Print the listing below from its opening line through the line holding "['600M', '800M', '1G', '1.2G', '1.4G', '1.6G', '1.8G'];", both ends included.
╭─ PROVIDED MATERIAL
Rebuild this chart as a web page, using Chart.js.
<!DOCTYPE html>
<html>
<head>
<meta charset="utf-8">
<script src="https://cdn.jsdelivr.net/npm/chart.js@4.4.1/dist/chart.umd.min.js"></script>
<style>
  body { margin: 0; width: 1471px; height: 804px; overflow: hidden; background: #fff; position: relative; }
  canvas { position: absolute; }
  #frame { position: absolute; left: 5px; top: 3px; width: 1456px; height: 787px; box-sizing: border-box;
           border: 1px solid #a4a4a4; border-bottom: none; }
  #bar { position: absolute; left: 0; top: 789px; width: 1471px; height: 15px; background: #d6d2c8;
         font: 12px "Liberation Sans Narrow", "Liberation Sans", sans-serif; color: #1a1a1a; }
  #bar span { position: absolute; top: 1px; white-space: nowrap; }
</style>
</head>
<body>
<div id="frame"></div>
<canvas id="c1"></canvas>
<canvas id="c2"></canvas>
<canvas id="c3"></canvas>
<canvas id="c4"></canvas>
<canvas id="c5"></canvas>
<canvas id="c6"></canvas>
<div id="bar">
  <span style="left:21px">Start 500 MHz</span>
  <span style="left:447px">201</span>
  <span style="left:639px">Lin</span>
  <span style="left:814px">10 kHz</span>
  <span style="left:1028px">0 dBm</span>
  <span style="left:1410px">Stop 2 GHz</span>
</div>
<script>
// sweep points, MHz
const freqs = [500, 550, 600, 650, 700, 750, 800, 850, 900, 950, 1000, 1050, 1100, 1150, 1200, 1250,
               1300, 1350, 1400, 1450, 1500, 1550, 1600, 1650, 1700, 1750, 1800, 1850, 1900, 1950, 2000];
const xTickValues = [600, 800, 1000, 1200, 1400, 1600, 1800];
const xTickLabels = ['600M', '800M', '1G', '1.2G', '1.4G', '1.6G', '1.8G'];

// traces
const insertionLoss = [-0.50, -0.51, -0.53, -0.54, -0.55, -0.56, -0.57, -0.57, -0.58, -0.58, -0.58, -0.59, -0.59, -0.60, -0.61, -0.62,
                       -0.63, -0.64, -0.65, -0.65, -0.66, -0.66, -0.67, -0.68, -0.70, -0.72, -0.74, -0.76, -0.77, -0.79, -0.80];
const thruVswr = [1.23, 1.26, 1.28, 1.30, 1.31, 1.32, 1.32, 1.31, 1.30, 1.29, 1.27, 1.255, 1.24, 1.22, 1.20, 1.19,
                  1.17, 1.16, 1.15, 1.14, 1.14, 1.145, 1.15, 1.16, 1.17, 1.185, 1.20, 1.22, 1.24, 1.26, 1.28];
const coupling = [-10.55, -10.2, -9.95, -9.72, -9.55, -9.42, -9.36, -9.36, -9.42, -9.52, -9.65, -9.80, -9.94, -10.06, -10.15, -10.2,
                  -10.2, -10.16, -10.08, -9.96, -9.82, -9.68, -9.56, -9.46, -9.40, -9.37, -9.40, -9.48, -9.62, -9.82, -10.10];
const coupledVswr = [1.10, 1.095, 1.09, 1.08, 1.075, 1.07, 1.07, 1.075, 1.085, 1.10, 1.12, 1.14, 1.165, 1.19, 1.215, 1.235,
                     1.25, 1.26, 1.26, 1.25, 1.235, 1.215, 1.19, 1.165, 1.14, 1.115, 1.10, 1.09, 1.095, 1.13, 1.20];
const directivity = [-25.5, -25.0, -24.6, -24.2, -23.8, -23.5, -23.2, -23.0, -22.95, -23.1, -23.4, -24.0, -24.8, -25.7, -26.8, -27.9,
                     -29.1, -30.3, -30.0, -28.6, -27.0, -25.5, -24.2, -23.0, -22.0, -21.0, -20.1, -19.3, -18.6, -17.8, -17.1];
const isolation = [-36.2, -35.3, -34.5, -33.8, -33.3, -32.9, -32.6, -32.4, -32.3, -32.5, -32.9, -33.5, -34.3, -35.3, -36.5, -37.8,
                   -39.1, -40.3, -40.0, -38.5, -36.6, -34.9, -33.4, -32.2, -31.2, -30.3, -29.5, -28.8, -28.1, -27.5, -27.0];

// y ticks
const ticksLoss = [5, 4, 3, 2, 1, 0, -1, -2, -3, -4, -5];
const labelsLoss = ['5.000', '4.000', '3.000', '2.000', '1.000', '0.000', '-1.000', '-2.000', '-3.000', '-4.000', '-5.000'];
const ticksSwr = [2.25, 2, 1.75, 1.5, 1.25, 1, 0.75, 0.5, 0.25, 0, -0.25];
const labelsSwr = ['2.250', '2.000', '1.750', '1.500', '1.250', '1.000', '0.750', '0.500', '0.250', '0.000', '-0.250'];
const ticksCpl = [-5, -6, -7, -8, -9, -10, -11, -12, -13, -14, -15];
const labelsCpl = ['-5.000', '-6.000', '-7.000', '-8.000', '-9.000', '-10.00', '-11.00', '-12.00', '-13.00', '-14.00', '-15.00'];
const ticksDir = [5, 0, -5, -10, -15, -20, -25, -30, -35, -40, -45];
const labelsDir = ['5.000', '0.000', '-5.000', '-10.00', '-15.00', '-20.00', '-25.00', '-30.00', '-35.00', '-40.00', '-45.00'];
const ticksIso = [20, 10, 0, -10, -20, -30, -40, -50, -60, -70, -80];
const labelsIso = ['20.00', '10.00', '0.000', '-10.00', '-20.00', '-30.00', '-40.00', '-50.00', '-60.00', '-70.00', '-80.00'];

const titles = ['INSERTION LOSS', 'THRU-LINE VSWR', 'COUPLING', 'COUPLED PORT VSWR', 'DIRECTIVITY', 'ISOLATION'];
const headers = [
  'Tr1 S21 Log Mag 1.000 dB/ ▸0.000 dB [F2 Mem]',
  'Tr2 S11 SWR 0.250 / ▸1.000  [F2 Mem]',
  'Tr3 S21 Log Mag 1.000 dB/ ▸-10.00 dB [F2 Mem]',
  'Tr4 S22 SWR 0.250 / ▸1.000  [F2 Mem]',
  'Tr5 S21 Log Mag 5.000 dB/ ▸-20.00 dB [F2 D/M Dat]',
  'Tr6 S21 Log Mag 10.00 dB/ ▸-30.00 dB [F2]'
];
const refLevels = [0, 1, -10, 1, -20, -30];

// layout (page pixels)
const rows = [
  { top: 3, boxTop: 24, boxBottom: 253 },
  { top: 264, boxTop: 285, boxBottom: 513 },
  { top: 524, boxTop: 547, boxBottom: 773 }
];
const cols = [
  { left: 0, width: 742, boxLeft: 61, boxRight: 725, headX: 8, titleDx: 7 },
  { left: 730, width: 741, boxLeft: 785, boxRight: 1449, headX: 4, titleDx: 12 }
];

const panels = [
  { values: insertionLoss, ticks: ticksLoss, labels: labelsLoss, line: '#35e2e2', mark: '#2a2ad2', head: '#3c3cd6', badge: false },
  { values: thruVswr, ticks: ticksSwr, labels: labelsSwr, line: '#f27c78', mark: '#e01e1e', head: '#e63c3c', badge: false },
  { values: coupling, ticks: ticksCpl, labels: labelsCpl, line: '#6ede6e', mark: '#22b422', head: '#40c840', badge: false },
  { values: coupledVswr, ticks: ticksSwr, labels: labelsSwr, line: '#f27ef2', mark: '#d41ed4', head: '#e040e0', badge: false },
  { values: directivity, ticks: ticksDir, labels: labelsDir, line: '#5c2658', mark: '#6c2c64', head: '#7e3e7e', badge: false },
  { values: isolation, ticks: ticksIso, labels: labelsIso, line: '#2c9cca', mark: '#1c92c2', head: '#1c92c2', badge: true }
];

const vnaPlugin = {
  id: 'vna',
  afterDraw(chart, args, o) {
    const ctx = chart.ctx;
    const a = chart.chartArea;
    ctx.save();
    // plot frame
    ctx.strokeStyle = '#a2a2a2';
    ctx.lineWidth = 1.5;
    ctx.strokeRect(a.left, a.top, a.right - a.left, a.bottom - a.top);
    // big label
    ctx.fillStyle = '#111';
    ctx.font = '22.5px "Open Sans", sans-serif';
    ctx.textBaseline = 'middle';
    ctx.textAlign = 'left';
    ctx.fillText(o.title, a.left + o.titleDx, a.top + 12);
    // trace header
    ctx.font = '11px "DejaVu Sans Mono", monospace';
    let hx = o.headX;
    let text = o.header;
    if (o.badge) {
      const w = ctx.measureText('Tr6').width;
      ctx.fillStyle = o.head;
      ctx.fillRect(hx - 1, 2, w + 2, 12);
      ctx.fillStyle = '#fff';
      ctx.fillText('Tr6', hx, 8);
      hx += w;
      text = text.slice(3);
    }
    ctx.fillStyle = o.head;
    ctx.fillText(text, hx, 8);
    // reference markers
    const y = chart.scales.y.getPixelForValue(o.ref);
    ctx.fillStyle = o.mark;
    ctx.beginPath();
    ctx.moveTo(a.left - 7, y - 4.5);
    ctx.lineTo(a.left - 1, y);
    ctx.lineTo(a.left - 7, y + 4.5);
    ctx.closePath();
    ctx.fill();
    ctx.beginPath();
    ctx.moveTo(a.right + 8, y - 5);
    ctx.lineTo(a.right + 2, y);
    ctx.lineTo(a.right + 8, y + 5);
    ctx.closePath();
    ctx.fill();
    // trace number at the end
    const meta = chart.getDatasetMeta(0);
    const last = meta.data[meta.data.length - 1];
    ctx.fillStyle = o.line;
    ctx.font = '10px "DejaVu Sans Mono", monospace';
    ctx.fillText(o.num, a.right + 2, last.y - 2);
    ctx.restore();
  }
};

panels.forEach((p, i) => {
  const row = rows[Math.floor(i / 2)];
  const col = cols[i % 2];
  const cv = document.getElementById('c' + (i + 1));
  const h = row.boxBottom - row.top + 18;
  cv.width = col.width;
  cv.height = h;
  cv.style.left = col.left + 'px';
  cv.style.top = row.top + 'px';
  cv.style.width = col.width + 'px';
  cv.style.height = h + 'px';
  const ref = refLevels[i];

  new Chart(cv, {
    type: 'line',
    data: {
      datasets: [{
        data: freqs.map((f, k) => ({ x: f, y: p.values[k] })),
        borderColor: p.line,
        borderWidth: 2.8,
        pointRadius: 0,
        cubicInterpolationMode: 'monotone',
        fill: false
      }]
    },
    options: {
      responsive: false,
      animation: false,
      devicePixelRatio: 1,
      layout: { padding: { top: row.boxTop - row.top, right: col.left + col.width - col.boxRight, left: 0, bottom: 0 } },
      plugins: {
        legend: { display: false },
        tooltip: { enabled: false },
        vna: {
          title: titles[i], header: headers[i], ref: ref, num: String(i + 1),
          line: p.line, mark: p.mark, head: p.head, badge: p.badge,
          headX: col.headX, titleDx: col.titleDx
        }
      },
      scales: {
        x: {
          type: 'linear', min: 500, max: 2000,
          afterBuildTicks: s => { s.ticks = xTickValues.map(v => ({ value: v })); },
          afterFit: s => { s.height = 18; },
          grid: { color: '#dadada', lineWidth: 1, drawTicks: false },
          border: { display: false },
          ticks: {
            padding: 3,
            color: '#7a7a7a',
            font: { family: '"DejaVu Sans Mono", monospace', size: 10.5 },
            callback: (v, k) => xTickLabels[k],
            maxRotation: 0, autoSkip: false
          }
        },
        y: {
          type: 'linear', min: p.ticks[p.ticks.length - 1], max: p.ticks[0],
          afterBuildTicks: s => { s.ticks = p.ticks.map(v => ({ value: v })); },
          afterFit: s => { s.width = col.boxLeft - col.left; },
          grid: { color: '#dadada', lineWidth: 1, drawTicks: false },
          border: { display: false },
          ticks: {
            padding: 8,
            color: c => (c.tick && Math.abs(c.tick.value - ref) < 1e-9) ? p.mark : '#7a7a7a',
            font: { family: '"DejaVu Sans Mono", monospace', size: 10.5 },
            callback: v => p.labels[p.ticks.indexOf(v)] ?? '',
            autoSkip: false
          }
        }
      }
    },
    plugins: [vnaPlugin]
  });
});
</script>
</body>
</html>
╰─
- **EXPECTED OUTPUT**:
Rebuild this chart as a web page, using Chart.js.
<!DOCTYPE html>
<html>
<head>
<meta charset="utf-8">
<script src="https://cdn.jsdelivr.net/npm/chart.js@4.4.1/dist/chart.umd.min.js"></script>
<style>
  body { margin: 0; width: 1471px; height: 804px; overflow: hidden; background: #fff; position: relative; }
  canvas { position: absolute; }
  #frame { position: absolute; left: 5px; top: 3px; width: 1456px; height: 787px; box-sizing: border-box;
           border: 1px solid #a4a4a4; border-bottom: none; }
  #bar { position: absolute; left: 0; top: 789px; width: 1471px; height: 15px; background: #d6d2c8;
         font: 12px "Liberation Sans Narrow", "Liberation Sans", sans-serif; color: #1a1a1a; }
  #bar span { position: absolute; top: 1px; white-space: nowrap; }
</style>
</head>
<body>
<div id="frame"></div>
<canvas id="c1"></canvas>
<canvas id="c2"></canvas>
<canvas id="c3"></canvas>
<canvas id="c4"></canvas>
<canvas id="c5"></canvas>
<canvas id="c6"></canvas>
<div id="bar">
  <span style="left:21px">Start 500 MHz</span>
  <span style="left:447px">201</span>
  <span style="left:639px">Lin</span>
  <span style="left:814px">10 kHz</span>
  <span style="left:1028px">0 dBm</span>
  <span style="left:1410px">Stop 2 GHz</span>
</div>
<script>
// sweep points, MHz
const freqs = [500, 550, 600, 650, 700, 750, 800, 850, 900, 950, 1000, 1050, 1100, 1150, 1200, 1250,
               1300, 1350, 1400, 1450, 1500, 1550, 1600, 1650, 1700, 1750, 1800, 1850, 1900, 1950, 2000];
const xTickValues = [600, 800, 1000, 1200, 1400, 1600, 1800];
const xTickLabels = ['600M', '800M', '1G', '1.2G', '1.4G', '1.6G', '1.8G'];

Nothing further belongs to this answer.